In more recent years, the subject resurfaced through the family’s podcast. In an October 2023 episode of The Osbournes Podcast, Sharon Osbourne said the pact remained in place and used a blunt sign-off while discussing the idea of combining mental and physical suffering.

That background, combined with the intensity of Sharon Osbourne’s grief in the weeks after her husband’s death, helped frame the conversation on Morgan’s programme as one about bereavement, mental health and responsibility to family.

On the show, Sharon Osbourne described an experience from years earlier that she said changed how she thought about dying by choice. She said that during a period when she had sought help in a facility following what she called a mental breakdown, she met two young women whose mothers had taken their own lives. Sharon Osbourne told Morgan that seeing their condition and the damage it had caused convinced her she could not inflict that kind of pain on her children, regardless of how overwhelming her grief might be.

Her account drew a line between the couple’s previously stated plan, which had focused on degenerative illness and loss of autonomy, and the reality of making decisions immediately after a sudden death. In the interview, she said the shock of Ozzy Osbourne’s death and the immediate aftermath did not lessen her belief that the children mattered most, describing them as “unbelievable” and “magnificent” in the period since.

Public discussion of assisted dying in Switzerland often centres on organisations that can support foreign nationals under specific conditions, though the legal frameworks and medical requirements differ by canton and provider. Over the years, Swiss assisted-dying clinics have been cited by high-profile figures as an option if terminal or degenerative illness removes independence, while critics argue it risks normalising suicide or creating pressure on the vulnerable. Sharon and Ozzy Osbourne’s comments have repeatedly been used as a celebrity reference point in that debate, particularly because they framed it as a shared plan made in advance to avoid dementia-related decline.

Ozzy Osbourne’s final months, as described in reporting around Sharon Osbourne’s interview, involved significant health challenges alongside what was presented as an effort to maintain contact with fans and music. Entertainment Weekly reported that Sharon Osbourne told Morgan her husband had seemed “ready” to die in the weeks before his death, and that he had been experiencing vivid dreams and a sense that the end was approaching.

The interview also revisited the couple’s long partnership, both personal and professional.

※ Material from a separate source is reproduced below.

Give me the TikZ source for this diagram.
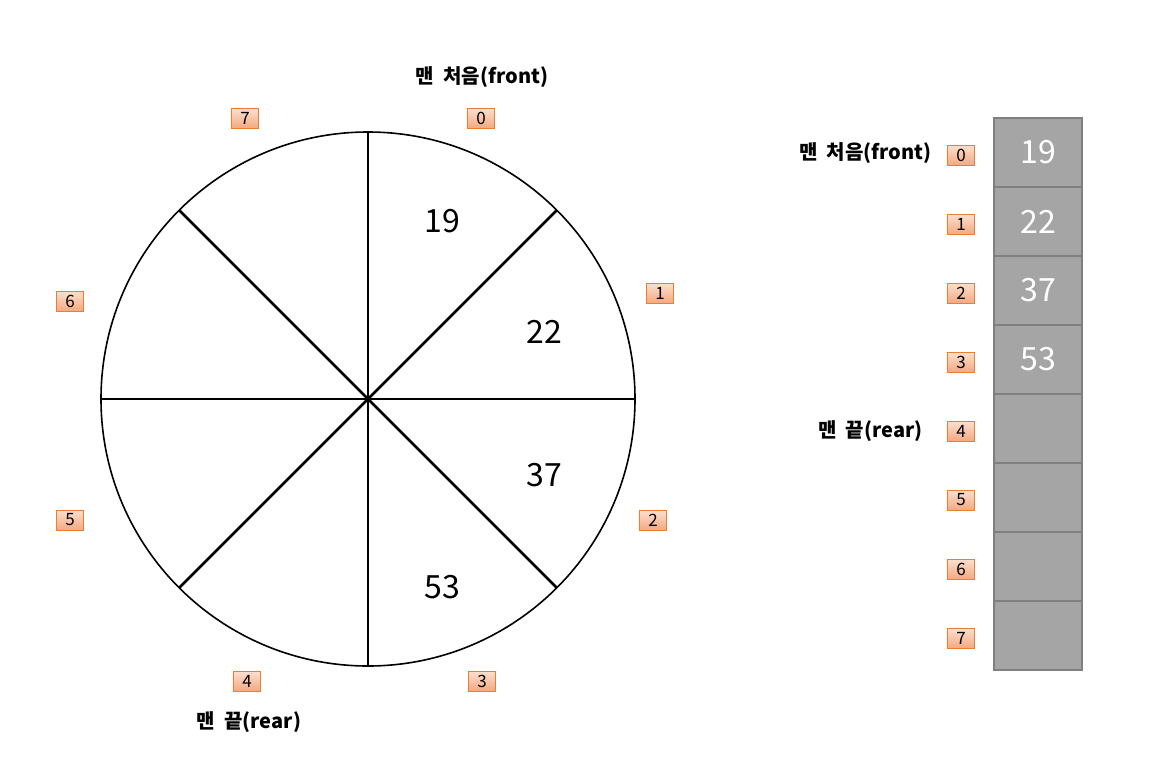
\documentclass[tikz,border=0pt]{standalone}
\usepackage{fontspec}
\usetikzlibrary{calc}
\setmainfont{Noto Sans CJK KR}
\newfontfamily\kr{Noto Sans CJK KR}
\definecolor{idxborder}{HTML}{ED7D31}
\definecolor{idxtop}{HTML}{FBE0D0}
\definecolor{idxbot}{HTML}{F4A980}
\definecolor{cellfill}{HTML}{A5A5A5}
\definecolor{cellborder}{HTML}{7F7F7F}
\tikzset{
  idx/.style={draw=idxborder, top color=idxtop, bottom color=idxbot, minimum width=27pt, minimum height=20pt, inner sep=0pt, font=\fontsize{17}{17}\selectfont, line width=0.8pt},
  val/.style={font=\fontsize{32}{32}\selectfont},
  cell/.style={draw=cellborder, fill=cellfill, line width=1.5pt, minimum width=88pt, minimum height=69pt, inner sep=0pt, text=white, font=\fontsize{32}{32}\selectfont},
  lab/.style={font=\kr\bfseries\fontsize{20}{20}\selectfont},
  spoke/.style={line width=2.5pt}
}
\begin{document}
\begin{tikzpicture}[x=1pt,y=-1pt]
\useasboundingbox (0,0) rectangle (1159,769);
\coordinate (c) at (368,399);
\draw[line width=1.6pt] (c) circle (267);
\foreach \a in {0,45,...,315}{
  \coordinate (p\a) at ($(c)+(\a:267)$);
}
\draw[spoke] (p90) -- (p270);
\draw[spoke] (p0) -- (p180);
\draw[spoke] (p45) -- (p225);
\draw[spoke] (p135) -- (p315);
\node[val] (v19) at (442,221) {19};
\node[val] (v22) at (544,332) {22};
\node[val] (v37) at (544,475) {37};
\node[val] (v53) at (442,587) {53};
\node[idx] (c0) at (481,118) {0};
\node[idx] (c1) at (660,293) {1};
\node[idx] (c2) at (653,520) {2};
\node[idx] (c3) at (482,681) {3};
\node[idx] (c4) at (247,681) {4};
\node[idx] (c5) at (70,520) {5};
\node[idx] (c6) at (70,301) {6};
\node[idx] (c7) at (245,118) {7};
\node[lab] (front1) at (482,77) {맨\ \ 처음(front)};
\node[lab] (rear1) at (249,722) {맨\ \ 끝(rear)};
% array
\foreach \i/\v in {0/19,1/22,2/37,3/53,4/,5/,6/,7/}{
  \node[cell] (a\i) at (1038,{152.5+69*\i}) {\v};
  \node[idx] (r\i) at (961,{155+69*\i}) {\i};
}
\node[lab,anchor=east] (front2) at (935,153) {맨\ \ 처음(front)};
\node[lab,anchor=east] (rear2) at (926,431) {맨\ \ 끝(rear)};
\end{tikzpicture}
\end{document}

Sharon Osbourne managed Ozzy Osbourne’s career for decades and was credited with helping steer his post-Black Sabbath success, including the commercial peak of his solo years and the reinvention of the family as reality-TV stars through The Osbournes in the early 2000s.

In the days since the programme aired, the comments have been amplified widely online, with clips and excerpts shared across social platforms and entertainment outlets. Coverage has focused on Sharon Osbourne’s description of Ozzy Osbourne’s final moments and her explanation for rejecting the idea of dying alongside him, in contrast with previous public statements that suggested she could not imagine life without him.

While much of the public attention has centred on the phrase “death pact,” Sharon Osbourne’s account on Morgan’s show framed her choice less as a reversal of beliefs about assisted dying and more as a boundary drawn by motherhood and the memory of what she said she had witnessed first-hand. In that telling, the couple’s earlier plan remained connected to illness and loss of capacity, but her response to bereavement was governed by the consequences she feared for her children.

Ozzy Osbourne’s death prompted tributes from across the music industry, reflecting his status as a foundational figure in heavy metal and a celebrity whose persona reached well beyond rock audiences. Sharon Osbourne, in the interview, described living with grief as an ongoing process rather than something resolved by any single decision, saying she was learning to carry it while remaining present for her family.